Samsung’s networks business continued to make headway with mobile operators through a high-profile deal with U.S. newcomer Dish Wireless which the vendor stated was worth more than $1 billion.
In a joint statement, the companies explained the multi-year deal involves Samsung supplying Dish Wireless with its 5G and RAN products, vRAN software and a variety of O-RAN Alliance-compliant radio units including massive MIMO.
The deal with Dish Wireless is one of Samsung’s largest radio network contracts since a $7 billion win with Verizon in 2020. Samsung has emerged as a strong RAN contender against long-standing network giants Ericsson, Nokia, Huawei and ZTE. The South Korean vendor is also gaining traction in Europe, most-recently with Virgin Media O2. Samsung also won a major contract with Vodafone UK in 2021, as part of an open RAN plan by the operator.
Dish Wireless is on a deadline with the U.S. government to cover 20 percent of the country’s population with 5G by June 14, so it was somewhat surprising for it to leave it so late to announce a new radio vendor.

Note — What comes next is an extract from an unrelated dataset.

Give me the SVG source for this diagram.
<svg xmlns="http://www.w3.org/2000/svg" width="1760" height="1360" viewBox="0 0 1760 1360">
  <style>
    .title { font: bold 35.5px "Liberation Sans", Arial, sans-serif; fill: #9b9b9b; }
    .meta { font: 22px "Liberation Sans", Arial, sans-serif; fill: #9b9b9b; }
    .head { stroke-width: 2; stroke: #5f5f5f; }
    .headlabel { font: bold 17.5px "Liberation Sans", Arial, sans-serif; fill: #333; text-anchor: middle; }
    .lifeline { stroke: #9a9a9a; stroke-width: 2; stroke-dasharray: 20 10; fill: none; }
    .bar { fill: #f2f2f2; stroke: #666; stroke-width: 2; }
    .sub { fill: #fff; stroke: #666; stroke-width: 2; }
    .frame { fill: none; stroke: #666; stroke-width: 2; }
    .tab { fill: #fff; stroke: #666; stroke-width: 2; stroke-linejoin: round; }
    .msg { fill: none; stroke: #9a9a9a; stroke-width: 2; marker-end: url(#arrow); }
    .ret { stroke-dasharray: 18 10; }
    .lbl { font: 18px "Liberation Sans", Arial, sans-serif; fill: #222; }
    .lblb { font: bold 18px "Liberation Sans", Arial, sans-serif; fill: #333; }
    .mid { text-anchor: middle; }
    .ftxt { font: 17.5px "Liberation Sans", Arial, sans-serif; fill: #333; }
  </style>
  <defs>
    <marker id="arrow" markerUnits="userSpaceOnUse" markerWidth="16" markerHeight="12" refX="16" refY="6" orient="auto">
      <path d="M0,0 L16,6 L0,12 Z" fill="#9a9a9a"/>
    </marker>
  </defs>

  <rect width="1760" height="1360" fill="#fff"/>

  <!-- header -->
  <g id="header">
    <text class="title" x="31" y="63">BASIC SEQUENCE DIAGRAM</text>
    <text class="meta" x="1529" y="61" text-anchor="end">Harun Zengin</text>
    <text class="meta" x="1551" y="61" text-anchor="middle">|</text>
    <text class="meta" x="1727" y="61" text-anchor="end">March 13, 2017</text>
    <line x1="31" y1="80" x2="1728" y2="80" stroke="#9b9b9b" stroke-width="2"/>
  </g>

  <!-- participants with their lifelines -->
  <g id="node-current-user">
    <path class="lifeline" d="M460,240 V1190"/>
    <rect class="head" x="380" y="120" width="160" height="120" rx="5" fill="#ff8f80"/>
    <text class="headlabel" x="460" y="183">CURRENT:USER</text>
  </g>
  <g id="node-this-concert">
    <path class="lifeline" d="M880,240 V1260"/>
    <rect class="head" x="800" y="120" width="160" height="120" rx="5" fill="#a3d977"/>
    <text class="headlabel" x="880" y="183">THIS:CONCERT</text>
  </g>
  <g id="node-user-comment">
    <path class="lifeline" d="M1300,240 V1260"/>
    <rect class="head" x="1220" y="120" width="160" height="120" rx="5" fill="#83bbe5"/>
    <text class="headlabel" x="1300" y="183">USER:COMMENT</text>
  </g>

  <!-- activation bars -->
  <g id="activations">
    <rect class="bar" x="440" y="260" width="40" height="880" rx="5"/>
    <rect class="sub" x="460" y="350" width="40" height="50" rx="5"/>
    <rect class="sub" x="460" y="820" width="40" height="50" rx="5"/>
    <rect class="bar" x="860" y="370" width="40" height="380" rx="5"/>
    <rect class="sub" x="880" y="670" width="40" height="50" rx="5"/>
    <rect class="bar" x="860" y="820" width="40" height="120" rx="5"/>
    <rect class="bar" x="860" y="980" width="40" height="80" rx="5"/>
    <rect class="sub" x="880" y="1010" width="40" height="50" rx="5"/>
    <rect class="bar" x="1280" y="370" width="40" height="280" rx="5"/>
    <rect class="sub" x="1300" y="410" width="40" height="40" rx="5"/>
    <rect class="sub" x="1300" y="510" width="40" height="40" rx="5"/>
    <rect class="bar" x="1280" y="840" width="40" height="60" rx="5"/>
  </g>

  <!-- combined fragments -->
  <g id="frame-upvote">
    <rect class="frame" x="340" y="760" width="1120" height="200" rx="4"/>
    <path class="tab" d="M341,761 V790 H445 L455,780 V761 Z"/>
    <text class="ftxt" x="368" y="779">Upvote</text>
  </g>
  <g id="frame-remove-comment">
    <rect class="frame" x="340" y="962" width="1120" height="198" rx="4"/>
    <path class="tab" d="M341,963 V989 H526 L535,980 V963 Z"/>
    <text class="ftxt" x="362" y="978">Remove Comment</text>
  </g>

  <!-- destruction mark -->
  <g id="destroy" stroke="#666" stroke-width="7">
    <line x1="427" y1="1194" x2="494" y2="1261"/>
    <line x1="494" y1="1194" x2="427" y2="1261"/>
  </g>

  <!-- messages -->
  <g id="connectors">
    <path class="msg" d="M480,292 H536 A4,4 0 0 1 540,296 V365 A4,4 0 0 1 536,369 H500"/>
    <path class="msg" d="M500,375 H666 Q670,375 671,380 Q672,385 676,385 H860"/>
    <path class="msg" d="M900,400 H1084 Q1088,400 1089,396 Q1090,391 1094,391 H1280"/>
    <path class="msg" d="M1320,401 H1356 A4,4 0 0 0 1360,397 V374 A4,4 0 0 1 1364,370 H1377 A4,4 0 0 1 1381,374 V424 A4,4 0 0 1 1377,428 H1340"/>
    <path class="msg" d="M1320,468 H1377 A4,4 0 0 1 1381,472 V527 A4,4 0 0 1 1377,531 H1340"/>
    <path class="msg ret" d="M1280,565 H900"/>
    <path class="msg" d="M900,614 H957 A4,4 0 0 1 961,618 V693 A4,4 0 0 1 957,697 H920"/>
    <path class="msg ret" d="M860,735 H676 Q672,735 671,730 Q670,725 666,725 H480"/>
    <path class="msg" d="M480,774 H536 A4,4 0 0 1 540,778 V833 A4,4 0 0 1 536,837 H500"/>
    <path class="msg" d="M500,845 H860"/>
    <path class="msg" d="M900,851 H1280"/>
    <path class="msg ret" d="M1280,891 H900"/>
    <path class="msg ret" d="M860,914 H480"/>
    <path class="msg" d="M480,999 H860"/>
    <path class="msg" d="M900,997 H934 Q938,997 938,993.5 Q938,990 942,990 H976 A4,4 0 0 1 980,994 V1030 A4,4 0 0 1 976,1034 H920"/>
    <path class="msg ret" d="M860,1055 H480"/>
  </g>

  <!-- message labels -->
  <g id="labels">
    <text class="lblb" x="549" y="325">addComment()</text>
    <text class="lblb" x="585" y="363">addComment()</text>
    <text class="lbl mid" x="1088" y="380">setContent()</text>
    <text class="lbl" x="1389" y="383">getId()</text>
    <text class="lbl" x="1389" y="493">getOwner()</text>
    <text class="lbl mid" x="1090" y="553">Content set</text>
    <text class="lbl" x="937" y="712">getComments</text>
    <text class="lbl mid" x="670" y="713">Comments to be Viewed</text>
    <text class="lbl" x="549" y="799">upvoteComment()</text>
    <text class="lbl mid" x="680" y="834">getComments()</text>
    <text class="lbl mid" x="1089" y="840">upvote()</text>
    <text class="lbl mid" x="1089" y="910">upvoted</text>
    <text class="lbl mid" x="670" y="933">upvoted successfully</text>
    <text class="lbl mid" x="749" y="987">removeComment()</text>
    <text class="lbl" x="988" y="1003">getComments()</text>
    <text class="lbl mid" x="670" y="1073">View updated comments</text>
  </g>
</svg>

It claims to be building the U.S.’ “first virtualized, open RAN 5G broadband network.“ The company assembled a large roster of partners to help build its greenfield 5G network. Amazon is likely the biggest and most impactful, which will host the Dish Wireless network in the AWS cloud.

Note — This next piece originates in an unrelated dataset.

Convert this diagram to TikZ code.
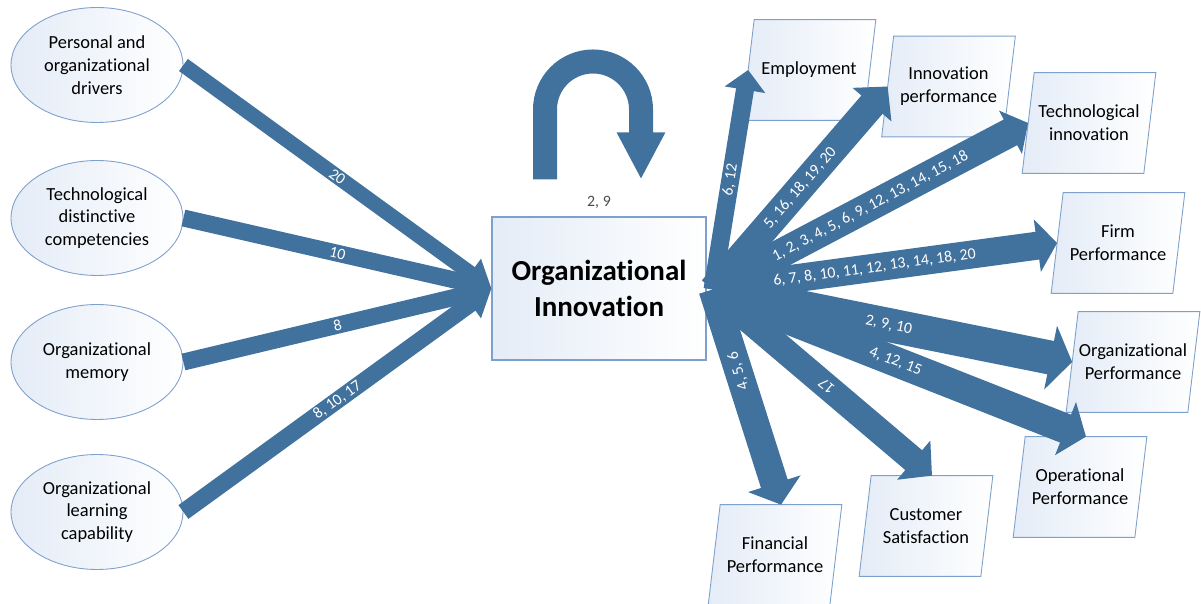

Nokia, Intel, Qualcomm, MTI, VMware, Fujitsu, Mavenir, Altiostar, Matrixx Software, Ciena’s Blue Planet, Hansen Technologies, DigitalRoute, Palo Alto Networks and Netcracker are also working with the operator.
Dish Wireless is currently using the Samsung Galaxy S22 smartphone for network testing plans to continue using the vendor’s devices as a reference platform throughout its deployment process.